### [The exercise]
Repeat the listing exactly as given, omitting every image.

### [Data shown]
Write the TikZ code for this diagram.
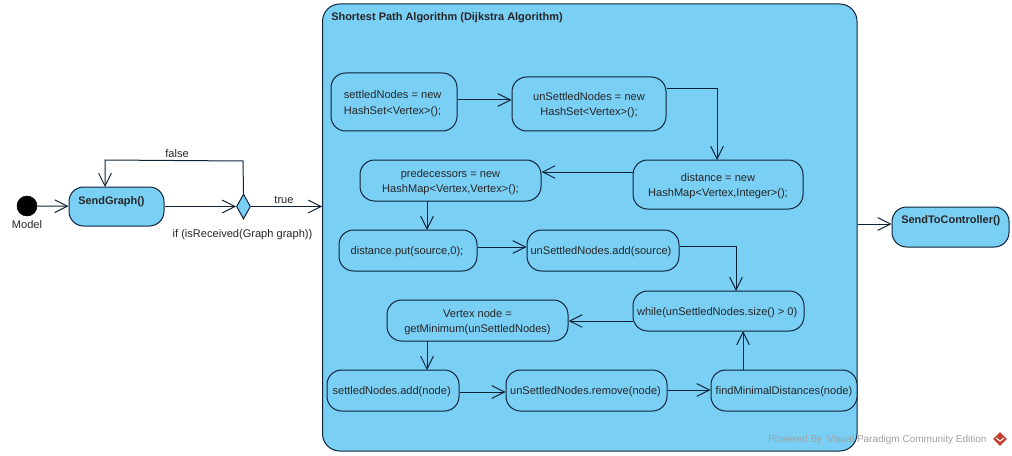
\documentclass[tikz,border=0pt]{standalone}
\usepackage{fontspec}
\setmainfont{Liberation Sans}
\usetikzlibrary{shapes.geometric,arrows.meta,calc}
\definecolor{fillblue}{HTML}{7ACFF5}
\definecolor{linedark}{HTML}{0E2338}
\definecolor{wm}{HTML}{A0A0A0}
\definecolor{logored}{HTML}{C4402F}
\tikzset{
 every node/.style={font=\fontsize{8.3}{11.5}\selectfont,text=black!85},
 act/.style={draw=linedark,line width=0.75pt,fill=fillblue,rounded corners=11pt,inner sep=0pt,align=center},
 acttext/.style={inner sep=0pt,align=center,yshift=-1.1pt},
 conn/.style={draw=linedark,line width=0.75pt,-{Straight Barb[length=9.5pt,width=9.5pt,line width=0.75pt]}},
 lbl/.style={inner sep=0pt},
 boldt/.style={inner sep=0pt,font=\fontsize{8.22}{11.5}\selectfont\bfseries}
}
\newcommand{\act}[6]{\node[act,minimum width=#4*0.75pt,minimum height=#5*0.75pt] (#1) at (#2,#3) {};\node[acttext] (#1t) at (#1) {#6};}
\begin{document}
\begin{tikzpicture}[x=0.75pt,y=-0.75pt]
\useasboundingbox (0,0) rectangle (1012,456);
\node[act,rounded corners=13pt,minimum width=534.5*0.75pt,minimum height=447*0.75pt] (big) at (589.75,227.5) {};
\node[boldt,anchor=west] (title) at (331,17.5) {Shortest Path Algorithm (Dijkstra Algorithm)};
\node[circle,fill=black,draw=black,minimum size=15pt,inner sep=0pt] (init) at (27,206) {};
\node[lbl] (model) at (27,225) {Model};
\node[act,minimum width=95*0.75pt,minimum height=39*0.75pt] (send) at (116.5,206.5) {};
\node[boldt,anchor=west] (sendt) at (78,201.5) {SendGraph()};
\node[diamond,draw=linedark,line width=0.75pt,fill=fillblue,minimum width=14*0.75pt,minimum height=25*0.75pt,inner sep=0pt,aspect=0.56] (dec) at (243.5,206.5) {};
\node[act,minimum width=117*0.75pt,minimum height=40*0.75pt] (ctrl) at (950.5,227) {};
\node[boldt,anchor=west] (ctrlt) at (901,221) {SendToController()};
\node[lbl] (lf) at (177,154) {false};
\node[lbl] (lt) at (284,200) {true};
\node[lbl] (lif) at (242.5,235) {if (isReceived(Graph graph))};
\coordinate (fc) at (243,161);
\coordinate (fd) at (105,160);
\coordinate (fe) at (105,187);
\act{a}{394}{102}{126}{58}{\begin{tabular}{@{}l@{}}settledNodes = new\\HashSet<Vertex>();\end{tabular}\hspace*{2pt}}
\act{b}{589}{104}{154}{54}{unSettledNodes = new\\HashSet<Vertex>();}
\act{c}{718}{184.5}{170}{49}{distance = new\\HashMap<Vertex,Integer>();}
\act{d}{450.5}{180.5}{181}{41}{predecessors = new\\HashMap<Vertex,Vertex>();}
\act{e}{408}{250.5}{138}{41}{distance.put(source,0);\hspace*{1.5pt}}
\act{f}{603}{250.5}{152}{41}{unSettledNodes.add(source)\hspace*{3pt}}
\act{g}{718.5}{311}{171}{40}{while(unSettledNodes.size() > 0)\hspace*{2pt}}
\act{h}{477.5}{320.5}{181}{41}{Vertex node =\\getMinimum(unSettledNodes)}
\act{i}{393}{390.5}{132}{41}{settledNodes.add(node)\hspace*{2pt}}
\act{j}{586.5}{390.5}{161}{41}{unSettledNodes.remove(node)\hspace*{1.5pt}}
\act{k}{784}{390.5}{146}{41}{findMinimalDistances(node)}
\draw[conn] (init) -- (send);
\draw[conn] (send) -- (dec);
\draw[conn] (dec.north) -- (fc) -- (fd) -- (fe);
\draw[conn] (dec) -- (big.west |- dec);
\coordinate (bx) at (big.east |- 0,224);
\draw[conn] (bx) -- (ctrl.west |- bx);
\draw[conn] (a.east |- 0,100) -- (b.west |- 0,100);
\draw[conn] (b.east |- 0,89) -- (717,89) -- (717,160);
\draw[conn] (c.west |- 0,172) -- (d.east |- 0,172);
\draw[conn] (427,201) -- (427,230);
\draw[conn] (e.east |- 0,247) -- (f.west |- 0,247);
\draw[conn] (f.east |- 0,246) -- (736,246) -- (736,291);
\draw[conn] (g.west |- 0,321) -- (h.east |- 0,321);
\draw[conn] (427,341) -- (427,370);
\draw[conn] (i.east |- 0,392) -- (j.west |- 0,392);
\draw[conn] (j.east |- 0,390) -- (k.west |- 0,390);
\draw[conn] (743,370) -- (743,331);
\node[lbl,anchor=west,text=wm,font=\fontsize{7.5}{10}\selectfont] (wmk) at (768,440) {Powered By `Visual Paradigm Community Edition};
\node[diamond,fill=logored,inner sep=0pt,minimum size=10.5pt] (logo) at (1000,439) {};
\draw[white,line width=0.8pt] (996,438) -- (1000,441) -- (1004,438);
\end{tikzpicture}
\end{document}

### [Task solution]
Write the TikZ code for this diagram.
\documentclass[tikz,border=0pt]{standalone}
\usepackage{fontspec}
\setmainfont{Liberation Sans}
\usetikzlibrary{shapes.geometric,arrows.meta,calc}
\definecolor{fillblue}{HTML}{7ACFF5}
\definecolor{linedark}{HTML}{0E2338}
\definecolor{wm}{HTML}{A0A0A0}
\definecolor{logored}{HTML}{C4402F}
\tikzset{
 every node/.style={font=\fontsize{8.3}{11.5}\selectfont,text=black!85},
 act/.style={draw=linedark,line width=0.75pt,fill=fillblue,rounded corners=11pt,inner sep=0pt,align=center},
 acttext/.style={inner sep=0pt,align=center,yshift=-1.1pt},
 conn/.style={draw=linedark,line width=0.75pt,-{Straight Barb[length=9.5pt,width=9.5pt,line width=0.75pt]}},
 lbl/.style={inner sep=0pt},
 boldt/.style={inner sep=0pt,font=\fontsize{8.22}{11.5}\selectfont\bfseries}
}
\newcommand{\act}[6]{\node[act,minimum width=#4*0.75pt,minimum height=#5*0.75pt] (#1) at (#2,#3) {};\node[acttext] (#1t) at (#1) {#6};}
\begin{document}
\begin{tikzpicture}[x=0.75pt,y=-0.75pt]
\useasboundingbox (0,0) rectangle (1012,456);
\node[act,rounded corners=13pt,minimum width=534.5*0.75pt,minimum height=447*0.75pt] (big) at (589.75,227.5) {};
\node[boldt,anchor=west] (title) at (331,17.5) {Shortest Path Algorithm (Dijkstra Algorithm)};
\node[circle,fill=black,draw=black,minimum size=15pt,inner sep=0pt] (init) at (27,206) {};
\node[lbl] (model) at (27,225) {Model};
\node[act,minimum width=95*0.75pt,minimum height=39*0.75pt] (send) at (116.5,206.5) {};
\node[boldt,anchor=west] (sendt) at (78,201.5) {SendGraph()};
\node[diamond,draw=linedark,line width=0.75pt,fill=fillblue,minimum width=14*0.75pt,minimum height=25*0.75pt,inner sep=0pt,aspect=0.56] (dec) at (243.5,206.5) {};
\node[act,minimum width=117*0.75pt,minimum height=40*0.75pt] (ctrl) at (950.5,227) {};
\node[boldt,anchor=west] (ctrlt) at (901,221) {SendToController()};
\node[lbl] (lf) at (177,154) {false};
\node[lbl] (lt) at (284,200) {true};
\node[lbl] (lif) at (242.5,235) {if (isReceived(Graph graph))};
\coordinate (fc) at (243,161);
\coordinate (fd) at (105,160);
\coordinate (fe) at (105,187);
\act{a}{394}{102}{126}{58}{\begin{tabular}{@{}l@{}}settledNodes = new\\HashSet<Vertex>();\end{tabular}\hspace*{2pt}}
\act{b}{589}{104}{154}{54}{unSettledNodes = new\\HashSet<Vertex>();}
\act{c}{718}{184.5}{170}{49}{distance = new\\HashMap<Vertex,Integer>();}
\act{d}{450.5}{180.5}{181}{41}{predecessors = new\\HashMap<Vertex,Vertex>();}
\act{e}{408}{250.5}{138}{41}{distance.put(source,0);\hspace*{1.5pt}}
\act{f}{603}{250.5}{152}{41}{unSettledNodes.add(source)\hspace*{3pt}}
\act{g}{718.5}{311}{171}{40}{while(unSettledNodes.size() > 0)\hspace*{2pt}}
\act{h}{477.5}{320.5}{181}{41}{Vertex node =\\getMinimum(unSettledNodes)}
\act{i}{393}{390.5}{132}{41}{settledNodes.add(node)\hspace*{2pt}}
\act{j}{586.5}{390.5}{161}{41}{unSettledNodes.remove(node)\hspace*{1.5pt}}
\act{k}{784}{390.5}{146}{41}{findMinimalDistances(node)}
\draw[conn] (init) -- (send);
\draw[conn] (send) -- (dec);
\draw[conn] (dec.north) -- (fc) -- (fd) -- (fe);
\draw[conn] (dec) -- (big.west |- dec);
\coordinate (bx) at (big.east |- 0,224);
\draw[conn] (bx) -- (ctrl.west |- bx);
\draw[conn] (a.east |- 0,100) -- (b.west |- 0,100);
\draw[conn] (b.east |- 0,89) -- (717,89) -- (717,160);
\draw[conn] (c.west |- 0,172) -- (d.east |- 0,172);
\draw[conn] (427,201) -- (427,230);
\draw[conn] (e.east |- 0,247) -- (f.west |- 0,247);
\draw[conn] (f.east |- 0,246) -- (736,246) -- (736,291);
\draw[conn] (g.west |- 0,321) -- (h.east |- 0,321);
\draw[conn] (427,341) -- (427,370);
\draw[conn] (i.east |- 0,392) -- (j.west |- 0,392);
\draw[conn] (j.east |- 0,390) -- (k.west |- 0,390);
\draw[conn] (743,370) -- (743,331);
\node[lbl,anchor=west,text=wm,font=\fontsize{7.5}{10}\selectfont] (wmk) at (768,440) {Powered By `Visual Paradigm Community Edition};
\node[diamond,fill=logored,inner sep=0pt,minimum size=10.5pt] (logo) at (1000,439) {};
\draw[white,line width=0.8pt] (996,438) -- (1000,441) -- (1004,438);
\end{tikzpicture}
\end{document}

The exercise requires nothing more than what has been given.